If we just take the Holling Adaptive Cycle as an example (there are others but we’ll restrict ourselves to that for the moment) the vital centre is where the loops of the cycle intersect. That is the centre of the fourfold structure. If you are anywhere on circumference of the loop or cycle, it’s a real roller-coaster ride, isn’t it?
Where the loops intersect is, you may note, the same centre as in Eugen Rosenstock-Huessy’s “cross of reality” or the centre of the indigenous Sacred Hoop. Just so, when you are at the centre of the Adaptive Cycle, then all the powers of reorganisation, exploitation, conservation, and release become available to you. You aren’t being swept along on the roller coaster ride but actually in that “place” they call “the Now” or “Eternal Now”. In effect, to be at the centre of this structure is to have that “universal way of looking at things” that Gebser also relates to “time-freedom”. It’s quite true that “the Spice must flow”, as they say in Frank Herbert’s Dune. But the best way to assure that the spice flows is from functioning at the vital centre. This is also coincident with what Gebser calls “the diaphainon“, which is the heart or core of the integral consciousness, and could be said to be the authentically indivisible, or what is called ‘the True Self’. And there is reason to think that the four aspects of Holling’s Adaptive Cycle also have an affinity with the terms “mind, body, soul, and spirit”.

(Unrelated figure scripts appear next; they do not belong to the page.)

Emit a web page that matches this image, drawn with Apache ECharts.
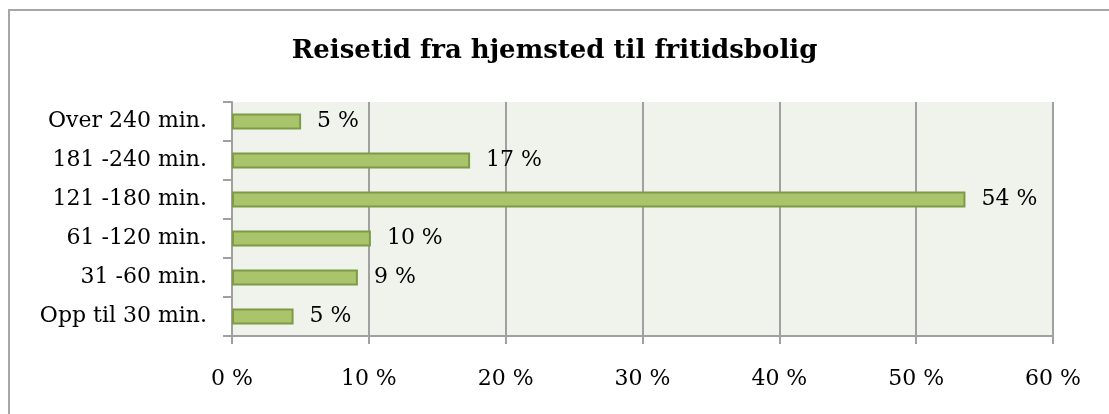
<!DOCTYPE html>
<html>
<head>
<meta charset="utf-8">
<script src="https://cdn.jsdelivr.net/npm/echarts@6/dist/echarts.min.js"></script>
<style>
html,body{margin:0;padding:0;background:#fff;overflow:hidden;}
#wrap{position:relative;width:1109px;height:414px;overflow:hidden;}
#chart{width:1109px;height:414px;}
#frame{position:absolute;left:8px;top:9px;width:1200px;height:500px;border-top:2px solid #a6a6a6;border-left:2px solid #a6a6a6;pointer-events:none;}
</style>
</head>
<body>
<div id="wrap">
<div id="chart"></div>
<div id="frame"></div>
</div>
<script>
var title = 'Reisetid fra hjemsted til fritidsbolig';
var categories = ['Opp til 30 min.', '31 -60 min.', '61 -120 min.', '121 -180 min.', '181 -240 min.', 'Over 240 min.'];
var values = [4.5, 9.2, 10.15, 53.6, 17.4, 5.05];
var xTicks = [0, 10, 20, 30, 40, 50, 60];

var FONT = 'DejaVu Serif';
var chart = echarts.init(document.getElementById('chart'));
chart.setOption({
  animation: false,
  backgroundColor: '#ffffff',
  title: {
    text: title,
    left: 'center',
    top: 33,
    textStyle: {fontFamily: FONT, fontWeight: 'bold', fontSize: 26, color: '#000'}
  },
  grid: {
    left: 232, right: 56, top: 102, bottom: 78,
    show: true, backgroundColor: '#f0f3eb', borderWidth: 0
  },
  xAxis: {
    type: 'value',
    min: xTicks[0], max: xTicks[xTicks.length - 1], interval: 10,
    axisLine: {show: true, lineStyle: {color: '#a0a0a0', width: 2}},
    axisTick: {show: true, length: 8, lineStyle: {color: '#a0a0a0', width: 2}},
    splitLine: {show: true, lineStyle: {color: '#a0a0a0', width: 2}},
    axisLabel: {
      margin: 32, color: '#000', fontFamily: FONT, fontSize: 22,
      formatter: function (v) { return v + ' %'; }
    }
  },
  yAxis: {
    type: 'category',
    data: categories,
    axisLine: {show: true, lineStyle: {color: '#a0a0a0', width: 2}},
    axisTick: {show: true, length: 9, lineStyle: {color: '#a0a0a0', width: 2}},
    axisLabel: {margin: 25, color: '#000', fontFamily: FONT, fontSize: 22}
  },
  series: [{
    type: 'bar',
    data: values,
    barWidth: 16,
    itemStyle: {color: '#a9c46b', borderColor: '#7f9a47', borderWidth: 2},
    label: {
      show: true, position: 'right', distance: 16,
      color: '#000', fontFamily: FONT, fontSize: 22,
      formatter: function (p) { return Math.round(p.value) + ' %'; }
    }
  }]
});
</script>
</body>
</html>
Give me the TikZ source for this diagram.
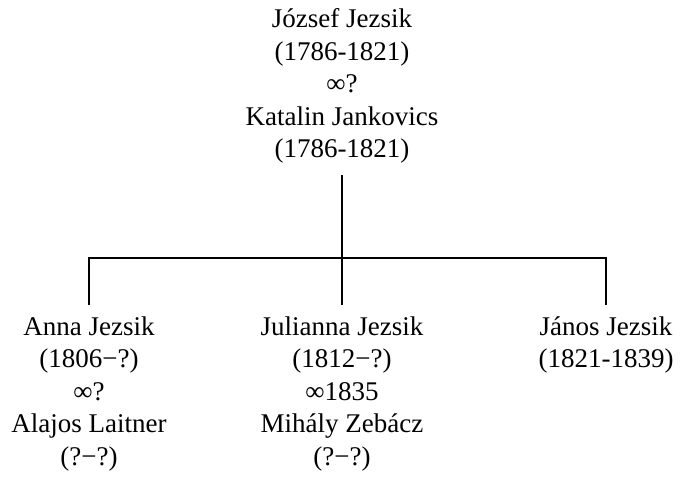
\documentclass[tikz,border=0pt]{standalone}
\usepackage{fontspec}
\setmainfont{Liberation Serif}
\begin{document}
\begin{tikzpicture}[x=1pt,y=-1pt,
  person/.style={align=center,inner sep=0pt,font=\fontsize{27}{32.5}\selectfont},
  link/.style={line width=1.8pt}]
\useasboundingbox (0,0) rectangle (680,479);
\node[person] (top) at (342,86) {József Jezsik\\(1786-1821)\\∞?\\Katalin Jankovics\\(1786-1821)};
\node[person] (anna) at (89,394) {Anna Jezsik\\(1806−?)\\∞?\\Alajos Laitner\\(?−?)};
\node[person] (juli) at (342,394) {Julianna Jezsik\\(1812−?)\\∞1835\\Mihály Zebácz\\(?−?)};
\node[person] (janos) at (606,345) {János Jezsik\\(1821-1839)};
\coordinate (topend) at (342,175);
\coordinate (bar) at (342,258);
\coordinate (barL) at (89,258);
\coordinate (barR) at (606,258);
\coordinate (annaT) at (89,305);
\coordinate (juliT) at (342,305);
\coordinate (janosT) at (606,305);
\draw[link] (topend) -- (bar);
\draw[link] (annaT) -- (barL) -- (barR) -- (janosT);
\draw[link] (bar) -- (juliT);
\end{tikzpicture}
\end{document}
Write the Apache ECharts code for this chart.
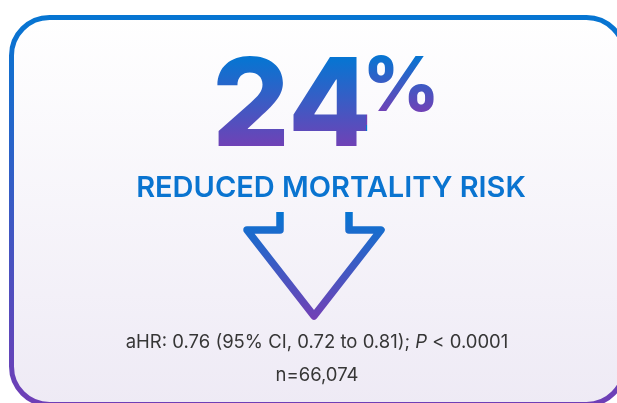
<!DOCTYPE html>
<html>
<head>
<meta charset="utf-8">
<script src="https://cdn.jsdelivr.net/npm/echarts@6/dist/echarts.min.js"></script>
<style>
  html, body { margin: 0; padding: 0; background: #fff; }
  #main { width: 617px; height: 403px; }
</style>
</head>
<body>
<div id="main"></div>
<script>
// headline figures
var headValue = ['24'];
var headUnit = ['%'];
var headLabel = ['REDUCED MORTALITY RISK'];
var statLines = ['aHR: 0.76 (95% CI, 0.72 to 0.81); ', 'P', ' < 0.0001'];
var sampleSize = ['n=66,074'];

var blue = '#0675d2';
var purple = '#7340b5';

function vGrad(c0, c1) {
    return new echarts.graphic.LinearGradient(0, 0, 0, 1, [
        { offset: 0, color: c0 },
        { offset: 1, color: c1 }
    ]);
}
function vGradAbs(y0, y1, c0, c1) {
    return new echarts.graphic.LinearGradient(0, y0, 0, y1, [
        { offset: 0, color: c0 },
        { offset: 1, color: c1 }
    ], true);
}

var chart = echarts.init(document.getElementById('main'), null, { renderer: 'canvas' });

// text can't take a gradient fill, so the big number sits on its own layer
// and a gradient rect is painted over it with source-atop
var option = {
    backgroundColor: '#ffffff',
    graphic: [
        {
            // card
            type: 'rect',
            shape: { x: 11.5, y: 17.5, width: 613, height: 387, r: 38 },
            style: {
                fill: vGrad('#ffffff', '#eeeaf5'),
                stroke: vGradAbs(17, 404, '#0675d2', '#6f3eb6'),
                lineWidth: 5
            }
        },
        {
            type: 'text',
            zlevel: 1, z: 1,
            style: {
                text: headValue[0],
                x: 292, y: 170,
                textAlign: 'center',
                textVerticalAlign: 'bottom',
                font: '800 122px Inter',
                fill: blue
            }
        },
        {
            type: 'text',
            zlevel: 1, z: 1,
            style: {
                text: headUnit[0],
                x: 401, y: 126,
                textAlign: 'center',
                textVerticalAlign: 'bottom',
                font: '800 75px Inter',
                fill: blue
            }
        },
        {
            type: 'rect',
            zlevel: 1, z: 2,
            shape: { x: 190, y: 40, width: 176, height: 120 },
            style: { fill: vGradAbs(58, 149, blue, purple), blend: 'source-atop' }
        },
        {
            type: 'rect',
            zlevel: 1, z: 2,
            shape: { x: 366, y: 40, width: 90, height: 85 },
            style: { fill: vGradAbs(56, 113, blue, purple), blend: 'source-atop' }
        },
        {
            type: 'text',
            style: {
                text: headLabel[0],
                x: 331, y: 202.5,
                textAlign: 'center',
                textVerticalAlign: 'bottom',
                font: '600 29px Inter',
                fill: '#0a74d0'
            }
        },
        {
            // down arrow outline
            type: 'polyline',
            shape: {
                points: [[280, 212], [280, 230], [247, 230], [314, 316], [381, 230], [349, 230], [349, 212]]
            },
            style: {
                fill: null,
                stroke: vGradAbs(212, 320, blue, purple),
                lineWidth: 7.5,
                lineJoin: 'round'
            }
        },
        {
            type: 'text',
            style: {
                text: '{a|' + statLines[0] + '}{i|' + statLines[1] + '}{a|' + statLines[2] + '}',
                x: 317, y: 342,
                textAlign: 'center',
                textVerticalAlign: 'middle',
                rich: {
                    a: { font: '400 18.5px Inter', fill: '#363636' },
                    i: { font: 'italic 400 18.5px Inter', fill: '#363636' }
                }
            }
        },
        {
            type: 'text',
            style: {
                text: sampleSize[0],
                x: 317, y: 375,
                textAlign: 'center',
                textVerticalAlign: 'middle',
                font: '400 18.5px Inter',
                fill: '#363636'
            }
        }
    ]
};

chart.setOption(option);
</script>
</body>
</html>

To put this another way, the vital centre here corresponds to McGilchrist’s “Master”, while the Emissary is that aspect of us dispatched for the purpose of effectuating this cycle — functioning to re-organise or exploit, or to conserve or to release (or “binding and loosening”, as the New Testament puts it). And this way of thinking about the Holling Adaptive Cycle should also give you further insight into what Rosenstock-Huessy intends also to be understood by his “cross of reality” and his grammatical method. Because it is in and through speech that human beings effectuate also this cycle.
And it is for this reason that my indigenous friends also call the centre of their Sacred Hoop symbol “the centre of the Voice”.